(begin)

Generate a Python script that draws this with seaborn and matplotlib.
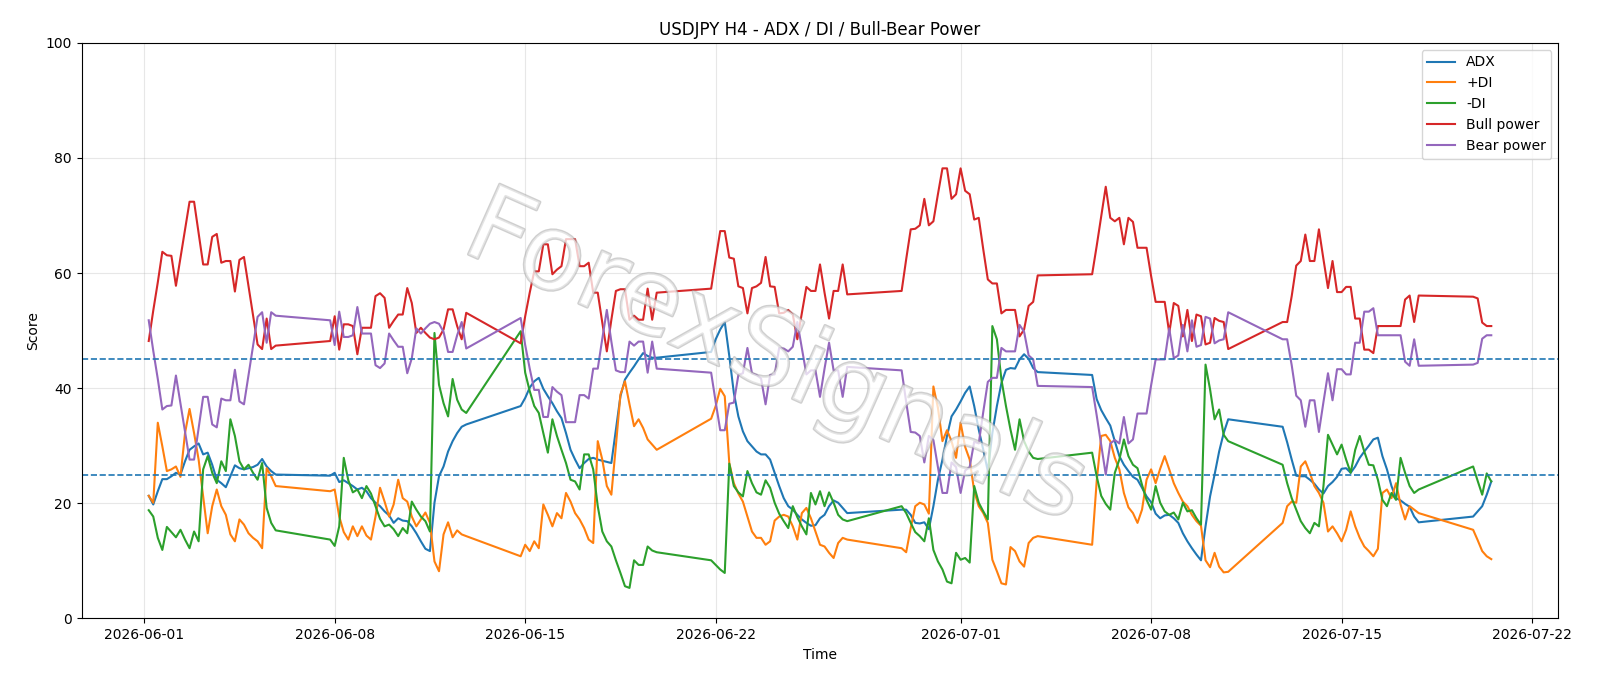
import pandas as pd
import matplotlib
matplotlib.use("Agg")
import matplotlib.pyplot as plt
import matplotlib.patheffects as pe
import seaborn as sns

# H4 bars: weekdays plus the Sunday 20:00 open bar
times = pd.date_range("2026-06-01 04:00", "2026-07-20 12:00", freq="4h")
times = times[(times.dayofweek < 5) | ((times.dayofweek == 6) & (times.hour == 20))]

adx = [
    # week 1
    21.3, 19.8, 22.1, 24.2, 24.2, 24.7, 25.3, 25.0, 27.3, 29.3, 29.9, 30.4, 28.5, 28.8, 26.7,
    24.1, 23.5, 22.8, 24.7, 26.6, 26.1, 25.9, 26.1, 26.3, 26.7, 27.7, 26.4, 25.6, 25.0,
    # week 2
    24.8, 25.3, 23.7, 24.0, 23.5, 23.0, 22.4, 22.7, 22.1, 20.9, 20.1, 19.5, 18.6, 17.9, 16.6, 17.4,
    17.0, 16.9, 16.0, 14.8, 13.4, 12.1, 11.7, 20.1, 24.7, 26.4, 29.0, 30.8, 32.2, 33.3, 33.7,
    # week 3
    36.9, 38.3, 40.1, 41.2, 41.8, 39.9, 38.6, 37.4, 36.0, 34.8, 32.2, 29.3, 27.6, 26.1, 27.0, 27.7,
    27.9, 27.6, 27.4, 27.2, 27.0, 32.8, 38.6, 41.5, 42.7, 43.8, 45.0, 46.1, 45.6, 45.3, 45.3,
    # week 4
    46.3, 48.5, 50.2, 51.5, 45.6, 39.2, 35.1, 32.5, 30.8, 29.9, 29.0, 28.5, 28.5, 27.6, 25.3, 23.0,
    20.9, 19.5, 18.9, 18.0, 17.2, 16.6, 16.1, 16.2, 17.4, 18.0, 19.5, 20.5, 20.1, 19.2, 18.3,
    # week 5
    18.9, 18.9, 18.0, 16.6, 16.5, 16.7, 15.5, 19.5, 24.1, 27.6, 31.7, 35.1, 36.3, 37.7, 39.2, 40.3,
    36.9, 32.8, 29.3, 25.6, 32.2, 36.9, 40.9, 43.2, 43.5, 43.4, 45.0, 45.9, 45.1, 43.5, 42.8,
    # week 6
    42.3, 38.1, 36.2, 34.8, 33.5, 30.8, 28.2, 26.7, 25.6, 24.6, 24.1, 22.7, 21.2, 20.2, 18.2, 17.4,
    17.9, 18.0, 17.4, 16.6, 14.8, 13.4, 12.2, 11.1, 10.1, 16.0, 21.2, 25.0, 29.0, 32.2, 34.6,
    # week 7
    33.3, 30.6, 27.6, 24.8, 24.7, 24.7, 24.1, 23.4, 22.4, 21.7, 23.0, 23.7, 24.6, 26.0, 26.1, 25.3,
    26.4, 27.9, 29.0, 30.0, 31.1, 31.4, 28.2, 25.9, 23.0, 20.9, 20.5, 19.9, 19.4, 17.7, 16.7,
    # last open
    17.7, 18.6, 19.5, 21.5, 23.8,
]

plus_di = [
    21.3, 20.1, 34.0, 29.9, 25.6, 25.9, 26.4, 24.6, 32.2, 36.4, 32.2, 27.6, 21.2, 14.8, 19.5,
    22.4, 19.5, 18.0, 14.6, 13.4, 17.2, 16.3, 14.8, 14.0, 13.4, 12.2, 26.1, 24.7, 23.0,
    22.1, 22.4, 17.7, 15.0, 13.7, 16.0, 14.3, 16.0, 14.4, 13.7, 17.7, 22.7, 20.3, 17.7, 19.8, 24.1,
    20.9, 20.3, 17.7, 16.0, 17.2, 18.4, 16.6, 9.9, 8.2, 14.6, 16.7, 14.1, 15.3, 14.6, 14.3,
    10.8, 12.8, 11.7, 13.4, 12.2, 19.8, 18.0, 16.0, 18.3, 17.4, 21.8, 20.3, 18.3, 17.2, 15.7, 13.7,
    13.1, 30.8, 27.6, 23.0, 21.5, 30.0, 38.9, 41.2, 37.2, 33.4, 34.6, 33.1, 31.1, 30.2, 29.3,
    34.7, 36.9, 39.9, 38.6, 27.0, 23.5, 21.7, 20.3, 17.7, 15.1, 14.0, 14.0, 12.8, 13.4, 17.0, 17.7,
    18.0, 17.7, 16.0, 13.7, 18.3, 19.2, 17.4, 15.1, 12.8, 12.5, 11.4, 10.5, 13.1, 14.0, 13.7,
    12.2, 11.5, 15.7, 19.5, 20.1, 19.8, 18.2, 40.3, 36.6, 30.8, 32.7, 30.8, 27.9, 34.0, 29.8, 27.6,
    22.1, 19.5, 18.3, 16.6, 10.2, 8.2, 6.1, 5.9, 12.4, 11.7, 9.9, 9.0, 13.1, 14.0, 14.3,
    12.8, 23.8, 31.7, 31.9, 30.8, 27.9, 25.9, 21.8, 19.3, 18.3, 16.6, 18.9, 24.1, 25.9, 23.5, 26.0,
    28.2, 25.9, 23.5, 21.8, 20.3, 19.5, 18.0, 16.9, 16.1, 10.1, 8.9, 11.4, 9.0, 8.0, 8.1,
    16.6, 19.5, 20.3, 20.1, 26.4, 27.3, 25.3, 23.0, 21.8, 20.1, 15.1, 16.0, 14.8, 13.4, 15.4, 18.6,
    16.0, 14.0, 12.5, 11.7, 10.8, 12.1, 21.8, 22.4, 20.9, 23.5, 19.8, 17.2, 19.5, 18.9, 18.3,
    15.4, 13.6, 11.7, 10.8, 10.3,
]

minus_di = [
    18.8, 17.7, 14.0, 11.9, 15.9, 15.0, 14.1, 15.4, 13.7, 12.2, 15.1, 13.4, 25.9, 28.2, 25.3,
    23.5, 27.3, 25.6, 34.6, 31.7, 27.3, 25.9, 26.7, 25.3, 24.1, 27.0, 19.2, 16.6, 15.3,
    13.7, 12.6, 16.0, 27.9, 24.0, 21.9, 22.4, 20.9, 23.0, 21.7, 19.5, 17.3, 16.0, 16.3, 15.5, 14.3,
    15.7, 14.8, 20.3, 18.9, 17.7, 16.9, 15.1, 49.6, 40.6, 37.4, 35.1, 41.6, 38.0, 36.3, 35.7,
    49.9, 42.7, 39.5, 36.9, 35.7, 32.2, 28.8, 34.6, 31.7, 29.3, 27.0, 24.1, 23.8, 22.4, 28.5, 28.5,
    25.9, 19.5, 15.1, 13.4, 12.5, 10.1, 7.9, 5.6, 5.3, 10.1, 9.3, 9.3, 12.5, 11.8, 11.5,
    10.1, 9.3, 8.5, 7.9, 26.9, 23.0, 21.9, 21.2, 25.6, 23.5, 21.9, 21.5, 24.0, 22.7, 20.1, 18.2,
    16.9, 15.7, 19.5, 17.6, 16.0, 14.6, 21.8, 19.8, 22.1, 19.5, 21.9, 20.1, 18.0, 17.2, 16.9,
    19.5, 18.3, 16.6, 15.0, 14.3, 13.4, 17.4, 11.9, 9.9, 8.5, 6.4, 6.1, 11.4, 10.2, 10.5, 9.7,
    23.0, 20.1, 18.6, 17.2, 50.8, 48.5, 41.5, 36.9, 32.8, 29.3, 34.6, 30.8, 29.0, 27.9, 27.7,
    28.8, 24.7, 21.3, 19.9, 18.9, 25.3, 27.6, 31.1, 28.2, 26.7, 26.1, 23.2, 20.6, 18.9, 23.0, 20.1,
    18.6, 18.0, 18.4, 17.2, 20.1, 18.6, 18.8, 17.4, 16.3, 44.1, 39.8, 34.6, 36.3, 31.9, 30.8,
    26.7, 23.5, 20.9, 18.9, 16.9, 15.7, 14.8, 16.6, 16.0, 23.0, 31.9, 30.2, 28.5, 30.2, 27.6, 25.3,
    29.3, 31.7, 29.0, 26.7, 26.6, 24.1, 20.6, 19.5, 21.8, 20.6, 27.9, 25.3, 23.0, 21.8, 22.4,
    26.4, 23.9, 21.5, 25.2, 23.8,
]

bull = [
    48.2, 53.5, 58.4, 63.7, 63.1, 63.0, 57.8, 62.7, 67.6, 72.4, 72.4, 67.0, 61.5, 61.5, 66.3,
    66.8, 61.8, 62.1, 62.1, 56.8, 62.3, 62.8, 57.7, 52.5, 47.6, 46.8, 52.1, 46.8, 47.4,
    48.2, 52.5, 46.7, 51.1, 51.1, 50.8, 45.9, 50.5, 50.5, 50.5, 56.0, 56.5, 55.7, 50.5, 51.7, 52.8,
    52.8, 57.4, 54.8, 49.6, 50.5, 49.6, 48.8, 48.5, 48.8, 50.2, 53.7, 53.7, 50.8, 48.5, 53.1,
    47.8, 52.5, 56.6, 60.3, 60.3, 65.0, 65.0, 59.8, 60.6, 61.2, 65.9, 65.9, 65.9, 61.2, 61.2, 61.8,
    56.6, 56.6, 51.4, 46.4, 51.9, 56.9, 57.2, 57.2, 51.9, 52.6, 51.9, 51.9, 57.3, 51.9, 56.6,
    57.3, 62.4, 67.3, 67.3, 62.7, 62.5, 57.7, 57.4, 53.0, 57.4, 57.7, 58.3, 62.8, 57.7, 57.6, 53.0,
    53.1, 53.6, 52.8, 48.5, 53.1, 57.6, 56.9, 56.9, 61.5, 56.6, 52.1, 56.9, 56.9, 61.5, 56.3,
    56.9, 62.4, 67.6, 67.7, 68.3, 72.9, 68.3, 69.0, 73.7, 78.2, 78.2, 72.9, 73.7, 78.2, 74.3, 73.7,
    69.3, 69.6, 64.1, 58.9, 58.2, 58.2, 53.0, 53.6, 53.6, 53.6, 49.0, 50.2, 54.3, 55.0, 59.6,
    59.8, 64.7, 69.9, 75.0, 69.6, 69.0, 69.6, 65.0, 69.6, 68.9, 64.4, 64.4, 64.4, 59.5, 55.0, 55.0,
    55.0, 49.6, 54.8, 54.3, 49.0, 53.6, 48.2, 52.8, 52.5, 47.6, 47.9, 52.2, 51.7, 51.5, 46.8,
    51.5, 51.5, 56.0, 61.3, 62.1, 66.7, 62.1, 62.1, 67.6, 62.4, 57.4, 62.1, 56.7, 56.7, 57.6, 57.6,
    52.1, 52.1, 46.7, 46.7, 46.1, 50.8, 50.8, 50.8, 50.8, 50.8, 50.8, 55.4, 56.1, 51.5, 56.1,
    55.9, 55.6, 51.4, 50.8, 50.8,
]

bear = [
    51.8, 46.5, 41.6, 36.3, 36.9, 37.0, 42.2, 37.3, 32.4, 27.6, 27.6, 33.0, 38.5, 38.5, 33.7,
    33.2, 38.2, 37.9, 37.9, 43.2, 37.7, 37.2, 42.3, 47.5, 52.4, 53.2, 47.9, 53.2, 52.6,
    51.8, 47.5, 53.3, 48.9, 48.9, 49.2, 54.1, 49.5, 49.5, 49.5, 44.0, 43.5, 44.3, 49.5, 48.3, 47.2,
    47.2, 42.6, 45.2, 50.4, 49.5, 50.4, 51.2, 51.5, 51.2, 49.8, 46.3, 46.3, 49.2, 51.5, 46.9,
    52.2, 47.5, 43.4, 39.7, 39.7, 35.0, 35.0, 40.2, 39.4, 38.8, 34.1, 34.1, 34.1, 38.8, 38.8, 38.2,
    43.4, 43.4, 48.6, 53.6, 48.1, 43.1, 42.8, 42.8, 48.1, 47.4, 48.1, 48.1, 42.7, 48.1, 43.4,
    42.7, 37.6, 32.7, 32.7, 37.3, 37.5, 42.3, 42.6, 47.0, 42.6, 42.3, 41.7, 37.2, 42.3, 42.4, 47.0,
    46.9, 46.4, 47.2, 51.5, 46.9, 42.4, 43.1, 43.1, 38.5, 43.4, 47.9, 43.1, 43.1, 38.5, 43.7,
    43.1, 37.6, 32.4, 32.3, 31.7, 27.1, 31.7, 31.0, 26.3, 21.8, 21.8, 27.1, 26.3, 21.8, 25.7, 26.3,
    30.7, 30.4, 35.9, 41.1, 41.8, 41.8, 47.0, 46.4, 46.4, 46.4, 51.0, 49.8, 45.7, 45.0, 40.4,
    40.2, 35.3, 30.1, 25.0, 30.4, 31.0, 30.4, 35.0, 30.4, 31.1, 35.6, 35.6, 35.6, 40.5, 45.0, 45.0,
    45.0, 50.4, 45.2, 45.7, 51.0, 46.4, 51.8, 47.2, 47.5, 52.4, 52.1, 47.8, 48.3, 48.5, 53.2,
    48.5, 48.5, 44.0, 38.7, 37.9, 33.3, 37.9, 37.9, 32.4, 37.6, 42.6, 37.9, 43.3, 43.3, 42.4, 42.4,
    47.9, 47.9, 53.3, 53.3, 53.9, 49.2, 49.2, 49.2, 49.2, 49.2, 49.2, 44.6, 43.9, 48.5, 43.9,
    44.1, 44.4, 48.6, 49.2, 49.2,
]

series = [
    ("ADX", adx, "tab:blue"),
    ("+DI", plus_di, "tab:orange"),
    ("-DI", minus_di, "tab:green"),
    ("Bull power", bull, "tab:red"),
    ("Bear power", bear, "tab:purple"),
]

fig, ax = plt.subplots(figsize=(16, 6.86), dpi=100)
fig.subplots_adjust(left=0.051, right=0.974, top=0.9375, bottom=0.0985)

for name, vals, col in series:
    sns.lineplot(x=times, y=vals, label=name, color=col, linewidth=1.5, ax=ax)

ax.axhline(45, color="tab:blue", linestyle="--", linewidth=1.2)
ax.axhline(25, color="tab:blue", linestyle="--", linewidth=1.2)

# watermark, faint hollow letters drawn over the lines
ax.text(0.47, 0.45, "ForexSignals", transform=ax.transAxes, fontsize=76,
        rotation=-24, ha="center", va="center", color="white", alpha=0.45, zorder=5,
        path_effects=[pe.Stroke(linewidth=2.0, foreground="#a8a8a8", alpha=0.55), pe.Normal()])

ax.set_ylim(0, 100)
ax.set_title("USDJPY H4 - ADX / DI / Bull-Bear Power")
ax.set_xlabel("Time")
ax.set_ylabel("Score")
ax.grid(True, alpha=0.3)
ax.legend(loc="upper right")

plt.savefig("out.png", dpi=100)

(end)

→ Task brief:
Starting at the top of the listing above, please restate word for word each line up to and including the one that holds "times = times[(times.dayofweek", omitting every image.

→ Output:
Generate a Python script that draws this with seaborn and matplotlib.
import pandas as pd
import matplotlib
matplotlib.use("Agg")
import matplotlib.pyplot as plt
import matplotlib.patheffects as pe
import seaborn as sns

# H4 bars: weekdays plus the Sunday 20:00 open bar
times = pd.date_range("2026-06-01 04:00", "2026-07-20 12:00", freq="4h")
times = times[(times.dayofweek < 5) | ((times.dayofweek == 6) & (times.hour == 20))]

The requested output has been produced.